A January 25 United Nations report to the Security Council stated that “in August 2018, a substantial consignment of assault rifles was seized by a warship of the United States of America from a boat heading toward the southern coast of Yemen,” likely from Iran. The report also found a small number of Yemeni companies were acting as front companies for Iran to “donate” fuel to the Houthi rebels.
According to Israel’s ambassador to the UN, Danny Danon, Iran provides the Houthi rebels with several million dollars in funding each year, while the Saudi-led coalition spends an estimated $5.5 billion each month.
While there have been disagreements between the Houthis and Iran in the past, Iran still maintains significant influence over Houthi actions. If Iran wants an oil pipeline attacked, the Houthis act. Iran—the puppet master—carries out its will without taking the brunt of blame.
Trumpet editor in chief Gerald Flurry writes in Libya and Ethiopia in Prophecy, “Yemen is already infested with terrorists. It is located on the Red Sea and the Gulf of Aden—and is another strategically powerful country if you are trying to control world trade.” That is exactly Iran’s goal.
A prophecy in the book of Daniel names “the king of the south” as a major world power in the last days. Mr. Flurry identifies the king of the south as radical Islam, led by Iran, in The King of the South. (Request your free copy.) The booklet describes how Iran became dominant through its policy of state-sponsored terrorism, primarily through supporting its various proxy groups.
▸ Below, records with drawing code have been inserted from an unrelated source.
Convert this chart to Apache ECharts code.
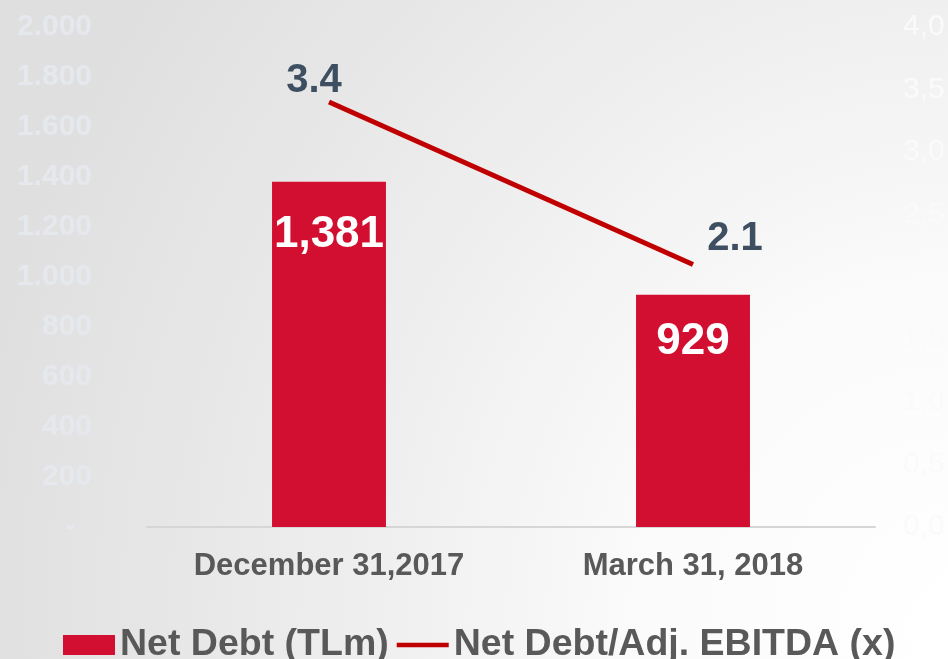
<!DOCTYPE html>
<html>
<head>
<meta charset="utf-8">
<script src="https://cdn.jsdelivr.net/npm/echarts@6/dist/echarts.min.js"></script>
<style>
html,body{margin:0;padding:0;}
#chart{width:948px;height:659px;background:radial-gradient(1000px 1100px at 100% 95%, #ffffff 0%, #fbfbfb 30%, #f0f0f0 55%, #e6e6e6 80%, #dfdfdf 100%);}
</style>
</head>
<body>
<div id="chart"></div>
<script>
var categories = ['December 31,2017', 'March 31, 2018'];
var netDebt = [1381, 929];
var leverage = [3.4, 2.1];
var seriesNames = ['Net Debt (TLm)', 'Net Debt/Adj. EBITDA (x)'];

var chart = echarts.init(document.getElementById('chart'), null, {renderer: 'canvas'});
var FONT = "'Liberation Sans', Arial, sans-serif";
var lineLabelOffsets = [[-15, 4], [42, -1]];
var barLabelDist = [31, 25];

var option = {
  backgroundColor: 'transparent',
  animation: false,
  grid: {left: 147, right: 73, top: 27, bottom: 132, containLabel: false},
  legend: {
    left: 58, top: 621,
    itemWidth: 52, itemHeight: 20, itemGap: 8,
    textStyle: {fontFamily: FONT, fontWeight: 'bold', fontSize: 37.5, color: '#595959'},
    data: [
      {name: seriesNames[0], icon: 'rect'},
      {name: seriesNames[1], icon: 'path://M0,0 L58,0 L58,5 L0,5 Z'}
    ]
  },
  xAxis: {
    type: 'category',
    data: categories,
    axisLine: {lineStyle: {color: '#d6d6d6', width: 2}},
    axisTick: {show: false},
    axisLabel: {fontFamily: FONT, fontWeight: 'bold', fontSize: 31, color: '#595959', margin: 24}
  },
  yAxis: [
    {
      type: 'value', min: 0, max: 2000, interval: 200,
      splitLine: {show: false},
      axisLine: {show: false}, axisTick: {show: false},
      axisLabel: {
        fontFamily: FONT, fontWeight: 'bold', fontSize: 30, color: '#e5e8ed', margin: 55,
        formatter: function (v) {
          if (v === 0) return '-\u2007';
          return v >= 1000 ? Math.floor(v / 1000) + '.' + String(v % 1000).padStart(3, '0') : String(v);
        }
      }
    },
    {
      type: 'value', min: 0, max: 4, interval: 0.5,
      splitLine: {show: false},
      axisLine: {show: false}, axisTick: {show: false},
      axisLabel: {
        fontFamily: FONT, fontSize: 30, color: '#fafafa', margin: 28,
        formatter: function (v) { return v.toFixed(1).replace('.', ','); }
      }
    }
  ],
  series: [
    {
      name: seriesNames[0], type: 'bar', yAxisIndex: 0,
      barWidth: '31.3%',
      itemStyle: {color: '#d20f30'},
      data: netDebt.map(function (v, i) {
        return {value: v, label: {distance: barLabelDist[i]}};
      }),
      label: {
        show: true, position: 'insideTop',
        fontFamily: FONT, fontWeight: 'bold', fontSize: 44, color: '#ffffff',
        formatter: function (p) { return p.value.toLocaleString('en-US'); }
      }
    },
    {
      name: seriesNames[1], type: 'line', yAxisIndex: 1,
      showSymbol: true, symbol: 'circle', symbolSize: 0.01,
      lineStyle: {color: '#c00000', width: 5},
      itemStyle: {color: '#c00000'},
      data: leverage.map(function (v, i) {
        return {value: v, label: {offset: lineLabelOffsets[i]}};
      }),
      label: {
        show: true, position: 'top',
        fontFamily: FONT, fontWeight: 'bold', fontSize: 40, color: '#3f4f62',
        formatter: function (p) { return p.value.toFixed(1); }
      }
    }
  ]
};
chart.setOption(option);
</script>
</body>
</html>
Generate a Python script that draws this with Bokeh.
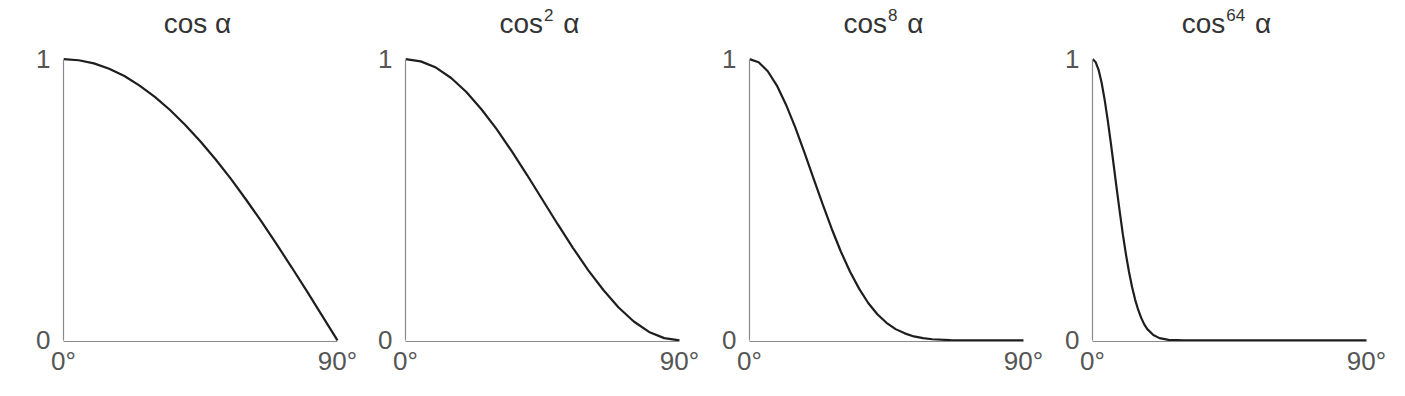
from bokeh.plotting import figure
from bokeh.layouts import row
from bokeh.models import Range1d, FixedTicker
from bokeh.core.properties import value
from bokeh.embed import file_html
from bokeh.resources import INLINE

# ---- data ----
title_base = ["cos", "cos", "cos", "cos"]
title_power = ["", "2", "8", "64"]
title_angle = ["α", "α", "α", "α"]
x_tick_values = [0, 90]
x_tick_labels = ["0°", "90°"]
y_tick_values = [0, 1]
y_tick_labels = ["0", "1"]

deg_cos1 = [0, 5, 10, 15, 20, 25, 30, 35, 40, 45, 50, 55, 60, 65, 70, 75, 80, 85, 90]
val_cos1 = [1.0, 0.996, 0.985, 0.966, 0.940, 0.906, 0.866, 0.819, 0.766, 0.707,
            0.643, 0.574, 0.500, 0.423, 0.342, 0.259, 0.174, 0.087, 0.0]

deg_cos2 = [0, 5, 10, 15, 20, 25, 30, 35, 40, 45, 50, 55, 60, 65, 70, 75, 80, 85, 90]
val_cos2 = [1.0, 0.992, 0.970, 0.933, 0.883, 0.821, 0.750, 0.671, 0.587, 0.500,
            0.413, 0.329, 0.250, 0.179, 0.117, 0.067, 0.030, 0.008, 0.0]

deg_cos8 = [0, 3, 6, 9, 12, 15, 18, 21, 24, 27, 30, 33, 36, 39, 42, 45, 48, 51, 54,
            57, 60, 66, 72, 80, 90]
val_cos8 = [1.0, 0.989, 0.957, 0.906, 0.838, 0.758, 0.669, 0.577, 0.485, 0.397,
            0.316, 0.245, 0.184, 0.133, 0.093, 0.0625, 0.040, 0.025, 0.014,
            0.008, 0.004, 0.001, 0.0, 0.0, 0.0]

deg_cos64 = [0, 1, 2, 3, 4, 5, 6, 7, 8, 9, 10, 11, 12, 13, 14, 15, 16, 17, 18,
             20, 22, 25, 30, 40, 90]
val_cos64 = [1.0, 0.990, 0.962, 0.916, 0.855, 0.783, 0.704, 0.620, 0.535, 0.453,
             0.375, 0.305, 0.243, 0.190, 0.145, 0.109, 0.080, 0.057, 0.040,
             0.019, 0.008, 0.002, 0.0, 0.0, 0.0]

series_x = [deg_cos1, deg_cos2, deg_cos8, deg_cos64]
series_y = [val_cos1, val_cos2, val_cos8, val_cos64]

# ---- styling ----
FONT = "Liberation Sans"
MAIN_PX = 28
SUP_PX = 17
border_left = [63, 44, 46, 45]
border_right = 21
frame_w = 277
H = 385
title_y = 1.125       # baseline of the panel titles, in y-units above the axis top
title_cx = 44         # titles centred over the axis

# approximate advance widths (em) of Liberation Sans
ADV = {"c": 0.5, "o": 0.556, "s": 0.5, " ": 0.278, "α": 0.579}
DIGIT = 0.556

figs = []
for i in range(4):
    w = border_left[i] + frame_w + border_right
    p = figure(width=w, height=H,
               x_range=Range1d(0, 91), y_range=Range1d(-0.004, 1.18),
               output_backend="svg", toolbar_location=None,
               min_border_left=border_left[i], min_border_right=border_right,
               min_border_top=8, min_border_bottom=44)
    p.outline_line_color = None
    p.grid.visible = False
    p.background_fill_color = "white"
    p.border_fill_color = "white"

    for ax in (p.xaxis[0], p.yaxis[0]):
        ax.axis_line_color = "#8a8a8a"
        ax.axis_line_width = 1.2
        ax.major_tick_line_color = None
        ax.minor_tick_line_color = None
        ax.major_tick_out = 0
        ax.major_tick_in = 0
        ax.minor_tick_out = 0
        ax.minor_tick_in = 0
        ax.major_label_text_font = FONT
        ax.major_label_text_font_size = "26px"
        ax.major_label_text_color = "#555555"

    p.xaxis.ticker = FixedTicker(ticks=x_tick_values)
    p.xaxis.bounds = (x_tick_values[0], x_tick_values[-1])
    p.xaxis.major_label_overrides = {v: s for v, s in zip(x_tick_values, x_tick_labels)}
    p.xaxis.major_label_standoff = 4

    p.yaxis.ticker = FixedTicker(ticks=y_tick_values)
    p.yaxis.bounds = (y_tick_values[0], y_tick_values[-1])
    p.yaxis.major_label_overrides = {v: s for v, s in zip(y_tick_values, y_tick_labels)}
    p.yaxis.major_label_standoff = 13

    p.line(series_x[i], series_y[i], line_color="#1e1e1e", line_width=2.2)

    # title composed of base text, raised power and angle symbol
    base, power, ang = title_base[i], title_power[i], title_angle[i]
    w_base = sum(ADV[c] for c in base) * MAIN_PX
    w_pow = (len(power) * DIGIT * SUP_PX + 1) if power else 0
    w_gap = ADV[" "] * MAIN_PX + (2 if power else 0)
    w_ang = ADV[ang] * MAIN_PX
    start = -(w_base + w_pow + w_gap + w_ang) / 2
    common = dict(text_font=value(FONT), text_color="#333333",
                  text_align="left", text_baseline="alphabetic")
    p.text(x=[title_cx], y=[title_y], text=[base], x_offset=start,
           text_font_size=f"{MAIN_PX}px", **common)
    if power:
        p.text(x=[title_cx], y=[title_y], text=[power], x_offset=start + w_base + 1,
               y_offset=-9, text_font_size=f"{SUP_PX}px", **common)
    p.text(x=[title_cx], y=[title_y], text=[ang], x_offset=start + w_base + w_pow + w_gap,
           text_font_size=f"{MAIN_PX}px", **common)
    figs.append(p)

layout = row(*figs)
open("out.html", "w").write(file_html(layout, INLINE))
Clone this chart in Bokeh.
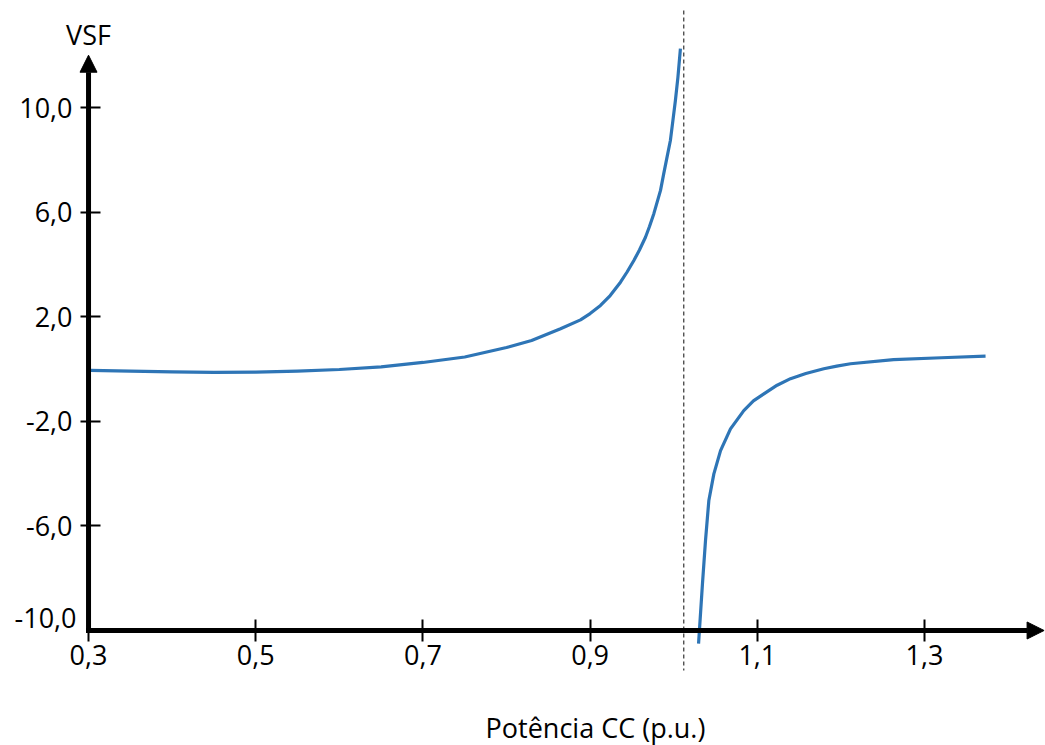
from bokeh.plotting import figure
from bokeh.models import Range1d, FixedTicker, Arrow, NormalHead, Label, CustomJSTickFormatter
from bokeh.embed import file_html
from bokeh.resources import INLINE

# VSF versus DC power (p.u.), two branches around the asymptote
p_left = [0.302, 0.35, 0.40, 0.45, 0.50, 0.55, 0.60, 0.65, 0.70, 0.75, 0.80, 0.83,
          0.8646, 0.8885, 0.90, 0.9124, 0.924, 0.9363, 0.944, 0.9523, 0.959, 0.9662,
          0.971, 0.9762, 0.9842, 0.988, 0.992, 0.996, 0.999, 1.002, 1.005, 1.008]
vsf_left = [-0.05, -0.08, -0.11, -0.13, -0.12, -0.08, -0.02, 0.08, 0.25, 0.46, 0.82, 1.09,
            1.54, 1.88, 2.12, 2.43, 2.81, 3.32, 3.70, 4.15, 4.55, 5.04,
            5.45, 5.94, 6.83, 7.46, 8.1, 8.74, 9.5, 10.27, 11.15, 12.25]

p_right = [1.0297, 1.0344, 1.0380, 1.0420, 1.0480, 1.0560, 1.0679, 1.0838, 1.0953,
           1.1078, 1.1237, 1.1397, 1.158, 1.1795, 1.195, 1.2115, 1.263, 1.320, 1.373]
vsf_right = [-10.5, -8.2, -6.56, -5.03, -4.01, -3.12, -2.29, -1.59, -1.22,
             -0.95, -0.62, -0.37, -0.17, 0.01, 0.11, 0.20, 0.36, 0.43, 0.49]

asymptote = 1.012
x_ticks = [0.3, 0.5, 0.7, 0.9, 1.1, 1.3]
y_ticks = [-6.0, -2.0, 2.0, 6.0, 10.0]
y_floor = -10.0
y_top = 12.0
x_tip = 1.443

FONT = "Open Sans"
BLUE = "#2E75B6"

p = figure(width=1045, height=745, output_backend="svg", toolbar_location=None,
           x_range=Range1d(0.1947, 1.4447), y_range=Range1d(-14.398, 14.092),
           min_border=0, outline_line_color=None, background_fill_color="white",
           border_fill_color="white")
p.grid.visible = False

comma = CustomJSTickFormatter(code="return tick.toFixed(1).replace('.', ',');")

xa = p.xaxis[0]
xa.fixed_location = y_floor
xa.ticker = FixedTicker(ticks=x_ticks)
xa.formatter = comma
xa.axis_line_color = None
xa.major_tick_in = 11
xa.major_tick_out = 11
xa.major_tick_line_width = 2
xa.major_tick_line_color = "black"
xa.minor_tick_line_color = None
xa.major_label_standoff = 4
xa.major_label_text_font = FONT
xa.major_label_text_font_size = "27px"
xa.major_label_text_color = "black"

ya = p.yaxis[0]
ya.fixed_location = x_ticks[0]
ya.ticker = FixedTicker(ticks=y_ticks)
ya.formatter = comma
ya.axis_line_color = None
ya.major_tick_in = 12
ya.major_tick_out = 8
ya.major_tick_line_width = 2
ya.major_tick_line_color = "black"
ya.minor_tick_line_color = None
ya.major_label_standoff = 8
ya.major_label_text_font = FONT
ya.major_label_text_font_size = "27px"
ya.major_label_text_color = "black"

# asymptote marker
p.segment(x0=[asymptote], y0=[13.71], x1=[asymptote], y1=[-11.53],
          line_dash="4 3", line_width=1.2, line_color="#333333")

# the two branches of the curve
p.line(p_left, vsf_left, line_width=3.2, line_color=BLUE, line_join="round")
p.line(p_right, vsf_right, line_width=3.2, line_color=BLUE, line_join="round")

# arrowed axis lines
p.add_layout(Arrow(end=NormalHead(size=17, fill_color="black", line_color="black"),
                   x_start=x_ticks[0], y_start=y_floor - 0.1, x_end=x_ticks[0], y_end=y_top,
                   line_width=5, line_color="black"))
p.add_layout(Arrow(end=NormalHead(size=17, fill_color="black", line_color="black"),
                   x_start=x_ticks[0] - 0.003, y_start=y_floor, x_end=x_tip, y_end=y_floor,
                   line_width=5, line_color="black"))

p.add_layout(Label(x=x_ticks[0], y=y_floor, text="-10,0", x_offset=-12, y_offset=12,
                   text_align="right", text_baseline="middle", text_font=FONT,
                   text_font_size="27px", text_color="black"))
p.add_layout(Label(x=x_ticks[0], y=y_top, text="VSF", y_offset=21,
                   text_align="center", text_baseline="alphabetic", text_font=FONT,
                   text_font_size="27px", text_color="black"))
p.add_layout(Label(x=0.9064, y=y_floor, text="Potência CC (p.u.)", y_offset=-97,
                   text_align="center", text_baseline="alphabetic", text_font=FONT,
                   text_font_size="27px", text_color="black"))

open("out.html", "w").write(file_html(p, INLINE))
“And at the time of the end shall the king of the south push at him …” (Daniel 11:40). Mr. Flurry writes in The King of the South, “[Iran] is always pushy in its foreign policy. It pushes until it starts a war. Having such power means that it must be a large oil-producing country.”
Yemen borders the Bab el-Mandeb strait. This waterway is a vital shipping route, facilitating roughly 4.8 million barrels of oil and petroleum per day in 2016, according to the Energy Information Administration. More than half of that sailed north into the Mediterranean Sea toward Europe and North America.
Though Djibouti—a small nation across the strait from Yemen—hosts military bases from several different nations, such as China, France, Japan and the United States, the Trumpet’s bold prediction that Iran will gain some form of control over this shipping lane is based on Bible prophecy.
One aspect of Iran’s “push” is its choke hold on sea gates like the Bab el-Mandeb. If Iran were to gain control of this busy shipping lane and disrupt transit, trade vessels would have to reroute around the southern tip of Africa. This would cause oil prices to skyrocket around the world, especially in Europe.
Saudi Arabia’s East-West Pipeline allows it to bypass that choke point. However, the Houthi attack on May 16 shows that not even Saudi Arabia’s “safe” method is fully secure.
Daniel 11:42-43 mention Iran as having some form of control over Ethiopia, Egypt and Libya. This suggests that these nations will be part of this radical Islamic alliance. These three nations are the key to understanding Iran’s strategy. Mr. Flurry continues in Libya and Ethiopia in Prophecy:
Iran controls the Strait of Hormuz, and via its Islamic allies in Egypt is fast gaining decisive influence over the Suez Canal. When it eventually gains influence over Ethiopia and Eritrea, Iran will control the Red Sea.
When that happens, Iran will have the power to lock down virtually the entire Middle East!
Much of Europe’s trade with Asia travels through the Suez Canal, the Red Sea and the Bab el-Mandeb. These scriptures in Daniel indicate that Iran will gain control of this vital shipping lane and use it as a means of pushing at Europe.
As the Houthi aggression continues to escalate, watch for the Houthis to become more emboldened, providing Iran with the capability to disrupt global trade.